The negative aspect of this book is reminding of an era when black people were slaves. They were dealing with preset concepts, and they had to behave in specific ways governed by laws. The author depicted scenery with so much sophistication that one could feel empathy towards the slaves described. All the slave codes transcribed in the novel intensify the reality of history. Jesse is one of the most negative characters that even his son was avoiding. Then, Lily's sadness and pain when she was forced away from her mother by her father. Also, she was suffering when James changed to a cold master who wanted to take her to a breedmaster. There were negative characters throughout the novel. Most of them reminded Lily that she was not free and that the laws did not permit her to have the same expectations as white people. They all wanted to interfere with her personal and musical growth.
I rate this book 4 out of 4 because the author described an era that is difficult to acknowledge that was valid and ever existed. Looking from this point in time, I think that there are still racial disparities, but thankfully some of the barriers have vanished, and black people are free.
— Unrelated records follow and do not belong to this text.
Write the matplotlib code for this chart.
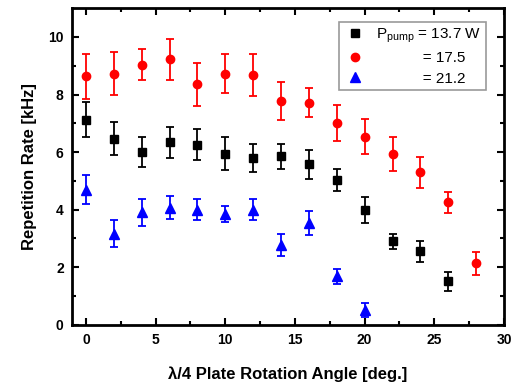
import numpy as np
import matplotlib
matplotlib.use('Agg')
from matplotlib import pyplot as plt
from matplotlib.lines import Line2D

plt.rcParams['font.family'] = ['Liberation Sans', 'DejaVu Sans']
plt.rcParams['mathtext.fontset'] = 'custom'
plt.rcParams['mathtext.rm'] = 'Liberation Sans'

# rotation angle (deg) and repetition rate (kHz) for each pump power
x_137 = [0, 2, 4, 6, 8, 10, 12, 14, 16, 18, 20, 22, 24, 26]
y_137 = [7.13, 6.47, 6.0, 6.34, 6.26, 5.95, 5.8, 5.85, 5.57, 5.04, 4.0, 2.9, 2.55, 1.51]
e_137 = [0.61, 0.58, 0.53, 0.54, 0.54, 0.58, 0.49, 0.43, 0.5, 0.38, 0.45, 0.25, 0.36, 0.34]

x_175 = [0, 2, 4, 6, 8, 10, 12, 14, 16, 18, 20, 22, 24, 26, 28]
y_175 = [8.64, 8.72, 9.04, 9.22, 8.36, 8.73, 8.67, 7.77, 7.71, 7.01, 6.53, 5.94, 5.3, 4.25, 2.14]
e_175 = [0.78, 0.74, 0.55, 0.7, 0.75, 0.67, 0.73, 0.65, 0.5, 0.62, 0.61, 0.6, 0.54, 0.37, 0.4]

x_212 = [0, 2, 4, 6, 8, 10, 12, 14, 16, 18, 20]
y_212 = [4.7, 3.17, 3.91, 4.06, 4.0, 3.86, 4.0, 2.78, 3.54, 1.68, 0.52]
e_212 = [0.52, 0.48, 0.47, 0.4, 0.37, 0.28, 0.37, 0.38, 0.42, 0.25, 0.25]

labels = [r'P$_{\rm pump}$ = 13.7 W', '           = 17.5', '           = 21.2']

fig = plt.figure(figsize=(5.18, 3.89), dpi=100)
ax = fig.add_axes([0.139, 0.165, 0.834, 0.814])

ax.errorbar(x_137, y_137, yerr=e_137, fmt='s', color='black', ms=5.5,
            capsize=2.6, elinewidth=1.3, capthick=1.3)
ax.errorbar(x_175, y_175, yerr=e_175, fmt='o', color='#ff0000', ms=6,
            capsize=2.6, elinewidth=1.3, capthick=1.3)
ax.errorbar(x_212, y_212, yerr=e_212, fmt='^', color='#0000ff', ms=7,
            capsize=2.6, elinewidth=1.3, capthick=1.3)

ax.set_xlim(-1, 30)
ax.set_ylim(0, 11)
ax.set_xticks([0, 5, 10, 15, 20, 25, 30])
ax.set_xticks([2.5, 7.5, 12.5, 17.5, 22.5, 27.5], minor=True)
ax.set_yticks([0, 2, 4, 6, 8, 10])
ax.set_yticks([1, 3, 5, 7, 9], minor=True)
ax.tick_params(which='both', direction='in', top=True, right=True, width=1.5)
ax.tick_params(which='major', length=5, labelsize=10, pad=6)
ax.tick_params(which='minor', length=3)
for lbl in ax.get_xticklabels() + ax.get_yticklabels():
    lbl.set_fontweight('bold')
for sp in ax.spines.values():
    sp.set_linewidth(2)

ax.set_xlabel('λ/4 Plate Rotation Angle [deg.]', fontsize=12, fontweight='bold', labelpad=14)
ax.set_ylabel('Repetition Rate [kHz]', fontsize=12, fontweight='bold', labelpad=8)

# legend shows markers only
handles = [Line2D([], [], ls='none', marker='s', color='black', ms=5.5),
           Line2D([], [], ls='none', marker='o', color='#ff0000', ms=6),
           Line2D([], [], ls='none', marker='^', color='#0000ff', ms=7)]
leg = ax.legend(handles, labels, loc='upper right', fontsize=11, frameon=True, fancybox=False,
                handletextpad=0.6, borderpad=0.3, labelspacing=0.4, handlelength=1.5,
                bbox_to_anchor=(0.975, 0.98))
leg.get_frame().set_edgecolor('gray')
leg.get_frame().set_linewidth(1.2)

plt.savefig('out.png', dpi=100)
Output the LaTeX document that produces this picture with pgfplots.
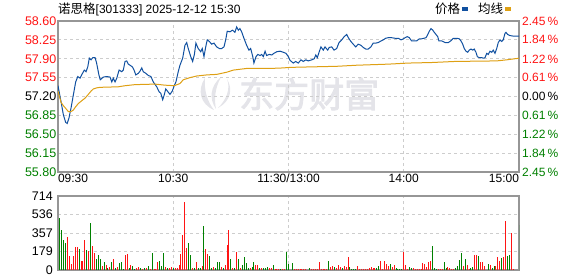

They have the rights as they should, just as other human beings do. It is shocking to live through the characters and witness many unimaginable concepts widely accepted by white supremacists. The author can take the reader through a variety of feelings. Love, hate, fear, sadness, guilt, grief, anger, shame, and jealousy are some of the characters' emotions. The sentiments are so strong that the reader can sense what the characters feel and empathize with them.
I recommend this book to people who want to learn more about history and enjoy a great love story. It is for people who want to know more about when slavery of black people was normal and legal. It is also for an audience who loves art and music and understands how they can feel and grow in their carrier due to their talents. I do not think that the book is for everybody. Someone has to be prepared to read racial slurs, profanity, and erotic content. The reader will have a fully uncensored understanding with meticulous details of everything in the book.